Pictures stay out of this copy, which runs from the first line of the material through the line containing "(1353,9) -- (1353,841);".
---- Records for the task
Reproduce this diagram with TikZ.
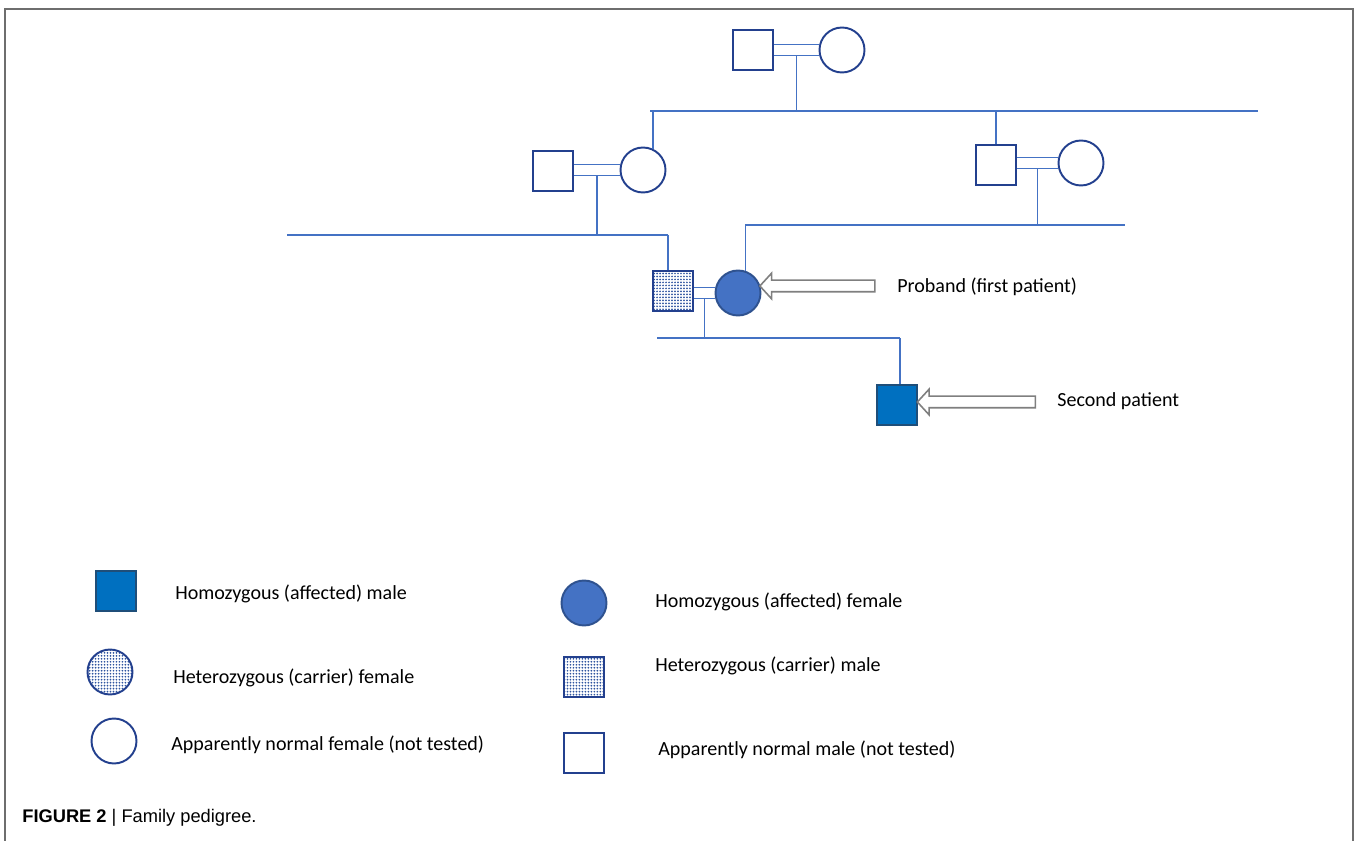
\documentclass[tikz,border=0pt]{standalone}
\usepackage{fontspec}
\setmainfont{Carlito}
\newfontfamily\capfont{Liberation Sans}
\usetikzlibrary{shapes.arrows, patterns.meta, positioning, calc}

\definecolor{pedline}{HTML}{4472C4}
\definecolor{symblue}{HTML}{23408E}
\definecolor{dotblue}{HTML}{2F55A0}
\definecolor{afffem}{HTML}{4472C4}
\definecolor{afffemline}{HTML}{2F528F}
\definecolor{affmale}{HTML}{0070C0}
\definecolor{affmaleline}{HTML}{1F4E79}
\definecolor{arrgray}{HTML}{7F7F7F}
\definecolor{framegray}{HTML}{6E6E6E}

\begin{document}
\begin{tikzpicture}[
        x=0.02cm, y=-0.02cm,
        male/.style={draw=symblue, line width=1.1pt, minimum size=0.8cm, inner sep=0pt, fill=white},
        female/.style={circle, draw=symblue, line width=1.1pt, minimum size=0.9cm, inner sep=0pt, fill=white},
        carrier/.style={pattern={Dots[distance=1.7pt, radius=0.55pt]}, pattern color=dotblue},
        afff/.style={fill=afffem, draw=afffemline},
        affm/.style={fill=affmale, draw=affmaleline},
        line/.style={draw=pedline, line width=0.75pt},
        hollow/.style={single arrow, draw=arrgray, line width=0.9pt, fill=white, inner xsep=0pt,
            inner ysep=0.1cm, single arrow head extend=0.14cm, single arrow tip angle=95,
            shape border rotate=180},
        lbl/.style={anchor=west, inner sep=0pt, font=\fontsize{11.4}{13}\selectfont},
        frame/.style={draw=framegray, line width=1.1pt}
    ]
        \useasboundingbox (0,0) rectangle (1357,841);
        \draw[frame] (5,841) -- (5,9) -- (1353,9) -- (1353,841);

        % Nodes
        \node[male] (gf) at (753,50) {};
        \node[female] (gm) at (842,50) {};
        \node[male] (m2) at (553,171) {};
        \node[female] (f2) at (643,170) {};
        \node[male] (m3) at (996,165) {};
        \node[female] (f3) at (1081,163) {};
        \node[male, carrier] (cm) at (673,291) {};
        \node[female, afff] (pb) at (738,293) {};
        \node[male, affm] (sp) at (897,405) {};

        % Sibship lines
        \coordinate (s1a) at (650,111); \coordinate (s1b) at (1258,111);
        \coordinate (s2a) at (287,235); \coordinate (s2b) at (668,235);
        \coordinate (s3a) at (745,225); \coordinate (s3b) at (1125,225);
        \coordinate (s4a) at (657,338); \coordinate (s4b) at (900,338);
        \draw[line] (s1a) -- (s1b);
        \draw[line] (s2a) -- (s2b);
        \draw[line] (s3a) -- (s3b);
        \draw[line] (s4a) -- (s4b);

        % Couples
        \foreach \m/\f in {gf/gm, m2/f2, m3/f3, cm/pb} {
            \draw[line] (\m.east |- \f.167) -- (\f.167);
            \draw[line] (\m.east |- \f.193) -- (\f.193);
            \coordinate (d-\m) at ($(\m.east |- \f.193)!0.5!(\f.193)$);
        }
        \draw[line] (d-gf) -- (d-gf |- s1a);
        \draw[line] (d-m2) -- (d-m2 |- s2a);
        \draw[line] (d-m3) -- (d-m3 |- s3a);
        \draw[line] (d-cm) -- (d-cm |- s4a);

        % Children
        \draw[line] (f2.65) -- (f2.65 |- s1a);
        \draw[line] (m3.north) -- (m3.north |- s1a);
        \draw[line] (s2b) -- (s2b |- cm.north);
        \draw[line] (pb.72) -- (pb.72 |- s3a);
        \draw[line] (s4b) -- (s4b |- sp.north);

        % Patients
        \node[hollow, minimum height=2.3cm] (a1) at (820,286) {};
        \node[lbl] (t1) at (897,287) {Proband (first patient)};
        \node[hollow, minimum height=2.36cm] (a2) at (979,402) {};
        \node[lbl] (t2) at (1057,401) {Second patient};

        % Legend
        \node[male, affm] (k1) at (116,591) {};
        \node[lbl] (k1t) at (175,594) {Homozygous (affected) male};
        \node[female, carrier] (k2) at (110,672) {};
        \node[lbl] (k2t) at (173,678) {Heterozygous (carrier) female};
        \node[female] (k3) at (114,741) {};
        \node[lbl] (k3t) at (171,745) {Apparently normal female (not tested)};
        \node[female, afff] (k4) at (584,603) {};
        \node[lbl] (k4t) at (655,602) {Homozygous (affected) female};
        \node[male, carrier] (k5) at (584,677) {};
        \node[lbl] (k5t) at (655,666) {Heterozygous (carrier) male};
        \node[male] (k6) at (584,753) {};
        \node[lbl] (k6t) at (658,750) {Apparently normal male (not tested)};

        % Caption
        \node[anchor=west, inner sep=0pt, font=\capfont\fontsize{10.4}{12}\selectfont] (cap) at (22,818)
            {{\bfseries FIGURE 2} | Family pedigree.};
    \end{tikzpicture}
\end{document}
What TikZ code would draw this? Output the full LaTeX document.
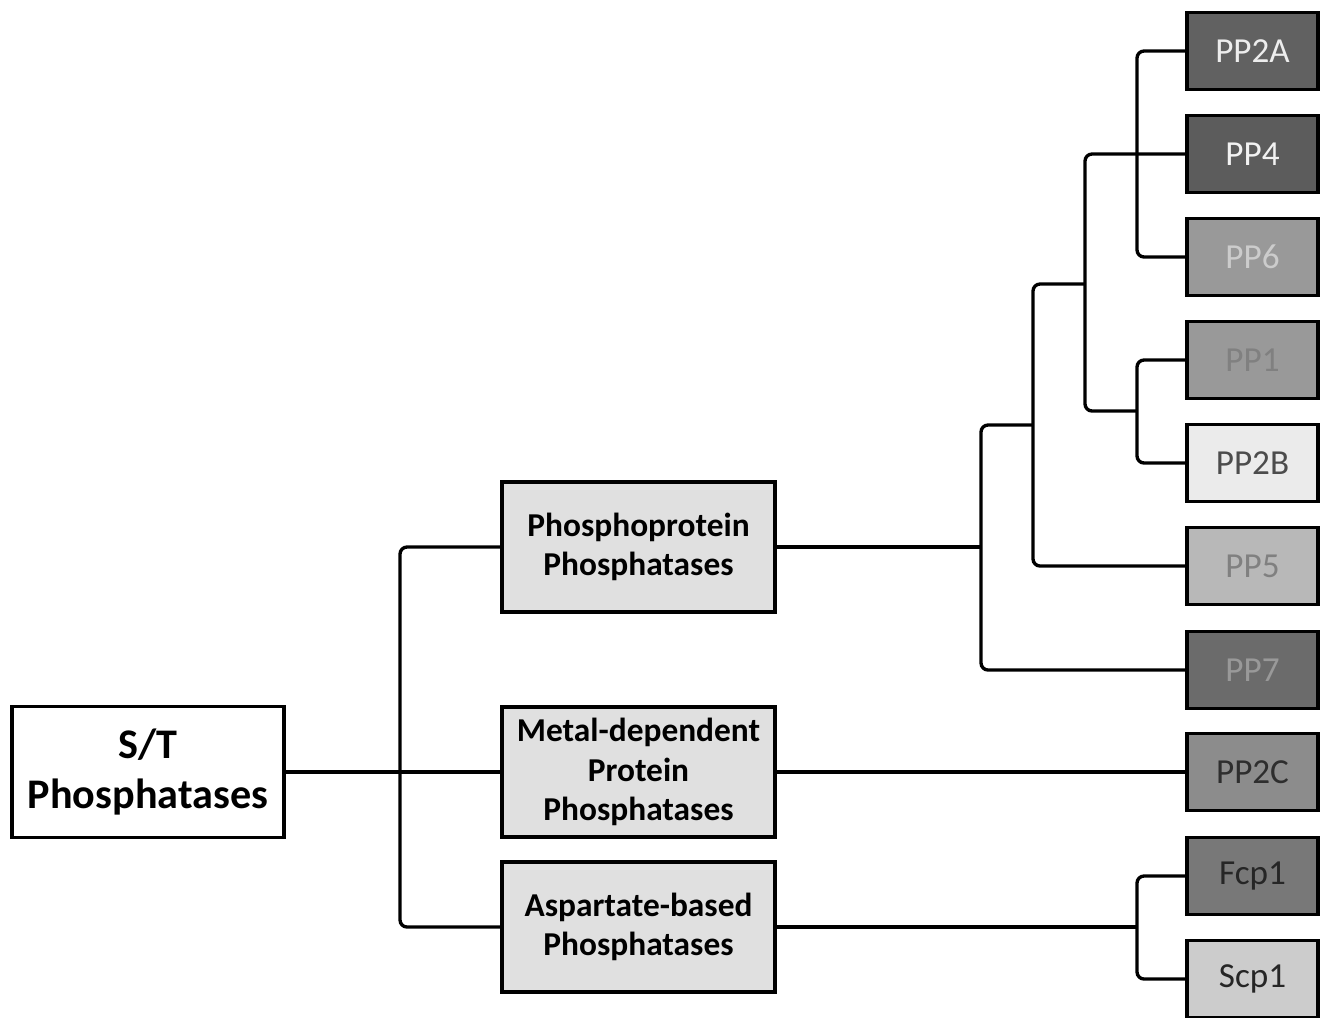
\documentclass[tikz,border=0pt]{standalone}
\usepackage{fontspec}
\setmainfont{Carlito}
\usepackage{tikz}
\usetikzlibrary{calc}

\definecolor{midfill}{gray}{0.88}
\tikzstyle{root} = [rectangle, minimum width=5.44cm, minimum height=2.62cm, align=center, draw=black, fill=white, line width=2.2pt, font=\fontsize{24}{29}\selectfont\bfseries]
\tikzstyle{family} = [rectangle, minimum width=5.46cm, minimum height=2.6cm, align=center, draw=black, fill=midfill, line width=2.2pt, font=\fontsize{19}{22.5}\selectfont\bfseries]
\tikzstyle{leaf} = [rectangle, minimum width=2.62cm, minimum height=1.54cm, text centered, draw=black, line width=2.2pt, font=\fontsize{20}{24}\selectfont]
\tikzstyle{branch} = [line width=1.9pt, rounded corners=4pt]

\begin{document}
\begin{tikzpicture}
    \useasboundingbox (0,0) rectangle (26.56,-20.34);

    % Nodes
    \node (st) [root] at (2.96,-15.44) {S/T\\Phosphatases};
    \node (ppp) [family] at (12.77,-10.94) {Phosphoprotein\\Phosphatases};
    \node (ppm) [family] at (12.77,-15.44) {Metal-dependent\\Protein\\Phosphatases};
    \node (asp) [family] at (12.77,-18.54) {Aspartate-based\\Phosphatases};

    \node (pp2a) [leaf, fill=black!62, text=black!7] at (25.05,-1.02) {PP2A};
    \node (pp4)  [leaf, fill=black!64, text=black!5] at (25.05,-3.08) {PP4};
    \node (pp6)  [leaf, fill=black!40, text=black!20] at (25.05,-5.14) {PP6};
    \node (pp1)  [leaf, fill=black!40, text=black!50] at (25.05,-7.2) {PP1};
    \node (pp2b) [leaf, fill=black!8, text=black!70] at (25.05,-9.26) {PP2B};
    \node (pp5)  [leaf, fill=black!28, text=black!50] at (25.05,-11.32) {PP5};
    \node (pp7)  [leaf, fill=black!58, text=black!40] at (25.05,-13.4) {PP7};
    \node (pp2c) [leaf, fill=black!45, text=black!82] at (25.05,-15.44) {PP2C};
    \node (fcp1) [leaf, fill=black!53, text=black!85] at (25.05,-17.52) {Fcp1};
    \node (scp1) [leaf, fill=black!20, text=black!85] at (25.05,-19.58) {Scp1};

    % Junctions
    \coordinate (j0) at (8.0,-15.44);
    \coordinate (j1) at (19.62,-10.94);
    \coordinate (j2) at (20.66,-8.5);
    \coordinate (j3) at (21.7,-5.68);
    \coordinate (j4) at (22.74,-8.22);
    \coordinate (j5) at (22.74,-3.08);
    \coordinate (j6) at (22.74,-18.54);

    % Tree
    \draw [branch] (st.east) -- (ppm.west);
    \draw [branch] (ppp.west) -| (j0) |- (asp.west);
    \draw [branch] (ppp.east) -- (j1);
    \draw [branch] (pp7.west) -| (j1) |- (j2);
    \draw [branch] (pp5.west) -| (j2) |- (j3);
    \draw [branch] (pp4.west) -| (j3) |- (j4);
    \draw [branch] (pp1.west) -| (j4) |- (pp2b.west);
    \draw [branch] (pp2a.west) -| (j5) |- (pp6.west);
    \draw [branch] (ppm.east) -- (pp2c.west);
    \draw [branch] (asp.east) -- (j6);
    \draw [branch] (fcp1.west) -| (j6) |- (scp1.west);
\end{tikzpicture}
\end{document}
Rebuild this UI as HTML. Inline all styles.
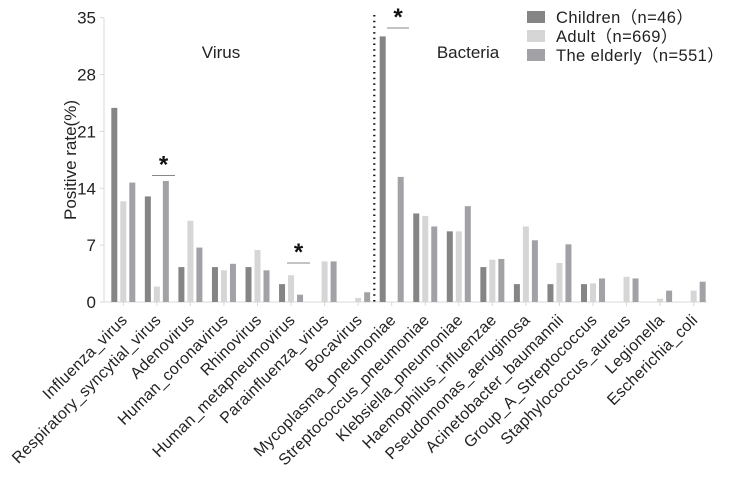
<!DOCTYPE html>
<html><head><meta charset="utf-8"><style>
body{margin:0;background:#fff}
svg{display:block;font-family:"Liberation Sans","Noto Sans CJK SC",sans-serif}
</style></head><body>
<svg id="chart" width="744" height="480" viewBox="0 0 744 480">
<g id="axes"></g><g id="bars"></g><g id="ann"></g>
</svg>
<script>
const categories=["Influenza_virus","Respiratory_syncytial_virus","Adenovirus","Human_coronavirus","Rhinovirus","Human_metapneumovirus","Parainfluenza_virus","Bocavirus","Mycoplasma_pneumoniae","Streptococcus_pneumoniae","Klebsiella_pneumoniae","Haemophilus_influenzae","Pseudomonas_aeruginosa","Acinetobacter_baumannii","Group_A_Streptococcus","Staphylococcus_aureus","Legionella","Escherichia_coli"];
const children=[23.9,13.0,4.3,4.3,4.3,2.2,0,0,32.7,10.9,8.7,4.3,2.2,2.2,2.2,0,0,0];
const adult=[12.4,1.9,10.0,3.9,6.4,3.3,5.0,0.5,0,10.6,8.7,5.2,9.3,4.8,2.3,3.1,0.4,1.4];
const elderly=[14.7,14.9,6.7,4.7,3.9,0.9,5.0,1.2,15.4,9.3,11.8,5.3,7.6,7.1,2.9,2.9,1.4,2.5];
const yTicks=[0,7,14,21,28,35];
const seriesNames=["Children（n=46）","Adult（n=669）","The elderly（n=551）"];
const colors=["#858585","#d6d6d6","#a2a2a6"];
const NS="http://www.w3.org/2000/svg";
const y0=302,yTop=17.7,yMax=35;
function y(v){return y0-(v/yMax)*(y0-yTop);}
function x(i){return 123.3+i*33.55;}
function mk(tag,attrs,parent,txt){const e=document.createElementNS(NS,tag);for(const k in attrs)e.setAttribute(k,attrs[k]);if(txt!==undefined)e.textContent=txt;parent.appendChild(e);return e;}
const axes=document.getElementById('axes'),bars=document.getElementById('bars'),ann=document.getElementById('ann');
let a=mk('line',{x1:104,x2:104,y1:y(35),y2:y0,stroke:'#d8d8d8','stroke-width':1},axes);


a=mk('line',{x1:104,x2:707,y1:y0,y2:y0,stroke:'#d8d8d8','stroke-width':1},axes);


yTicks.forEach(t=>{
 mk('line',{x1:100,x2:104,y1:y(t),y2:y(t),stroke:'#d8d8d8'},axes);
 const l=mk('text',{x:96,y:y(t)+6,'text-anchor':'end','font-size':17,fill:'#222'},axes,t);
 
 
});
let yt=mk('text',{x:0,y:0,transform:'translate(76,160) rotate(-90)','text-anchor':'middle','font-size':17,fill:'#222'},axes,'Positive rate(%)');


categories.forEach((c,i)=>{
 mk('line',{x1:x(i),x2:x(i),y1:y0,y2:y0+4,stroke:'#d8d8d8'},axes);
 const t=mk('text',{x:0,y:0,transform:`translate(${x(i)+5},${y0+19}) rotate(-45)`,'text-anchor':'end','font-size':16,'letter-spacing':0.3,fill:'#222'},axes,c);
 
 
 [children,adult,elderly].forEach((s,k)=>{
  if(s[i]<=0)return;
  const r=mk('rect',{x:x(i)+(k-1)*9-3,y:y(s[i]),width:6,height:y0-y(s[i]),fill:colors[k]},bars);
  
  
 });
});
let d=mk('line',{x1:374.3,x2:374.3,y1:15,y2:y0,stroke:'#111','stroke-width':2.2,'stroke-dasharray':'1.5 4.2'},ann);


let v=mk('text',{x:221,y:58,'text-anchor':'middle','font-size':17,fill:'#222'},ann,'Virus');


v=mk('text',{x:468,y:58,'text-anchor':'middle','font-size':17,fill:'#222'},ann,'Bacteria');


[[152,175,175.5],[287,310,263],[387,409,28]].forEach(b=>{
 mk('line',{x1:b[0],x2:b[1],y1:b[2],y2:b[2],stroke:'#888','stroke-width':1},ann);
 const s=mk('text',{x:(b[0]+b[1])/2,y:b[2]-3,'text-anchor':'middle','font-size':24,'font-weight':'bold',fill:'#111'},ann,'*');
 
 
});
seriesNames.forEach((n,k)=>{
 const g=mk('g',{},ann);
 
 
 const cy=17+k*19;
 mk('rect',{x:527,y:cy-6,width:18,height:12,fill:colors[k]},g);
 mk('text',{x:556,y:cy+6,'font-size':16.5,'letter-spacing':0.4,fill:'#222'},g,n);
});
</script>
</body></html>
--------
_Response_:
Reproduce this diagram with TikZ.
\documentclass[tikz,border=0pt]{standalone}
\usepackage{fontspec}
\setmainfont{Carlito}
\newfontfamily\capfont{Liberation Sans}
\usetikzlibrary{shapes.arrows, patterns.meta, positioning, calc}

\definecolor{pedline}{HTML}{4472C4}
\definecolor{symblue}{HTML}{23408E}
\definecolor{dotblue}{HTML}{2F55A0}
\definecolor{afffem}{HTML}{4472C4}
\definecolor{afffemline}{HTML}{2F528F}
\definecolor{affmale}{HTML}{0070C0}
\definecolor{affmaleline}{HTML}{1F4E79}
\definecolor{arrgray}{HTML}{7F7F7F}
\definecolor{framegray}{HTML}{6E6E6E}

\begin{document}
\begin{tikzpicture}[
        x=0.02cm, y=-0.02cm,
        male/.style={draw=symblue, line width=1.1pt, minimum size=0.8cm, inner sep=0pt, fill=white},
        female/.style={circle, draw=symblue, line width=1.1pt, minimum size=0.9cm, inner sep=0pt, fill=white},
        carrier/.style={pattern={Dots[distance=1.7pt, radius=0.55pt]}, pattern color=dotblue},
        afff/.style={fill=afffem, draw=afffemline},
        affm/.style={fill=affmale, draw=affmaleline},
        line/.style={draw=pedline, line width=0.75pt},
        hollow/.style={single arrow, draw=arrgray, line width=0.9pt, fill=white, inner xsep=0pt,
            inner ysep=0.1cm, single arrow head extend=0.14cm, single arrow tip angle=95,
            shape border rotate=180},
        lbl/.style={anchor=west, inner sep=0pt, font=\fontsize{11.4}{13}\selectfont},
        frame/.style={draw=framegray, line width=1.1pt}
    ]
        \useasboundingbox (0,0) rectangle (1357,841);
        \draw[frame] (5,841) -- (5,9) -- (1353,9) -- (1353,841);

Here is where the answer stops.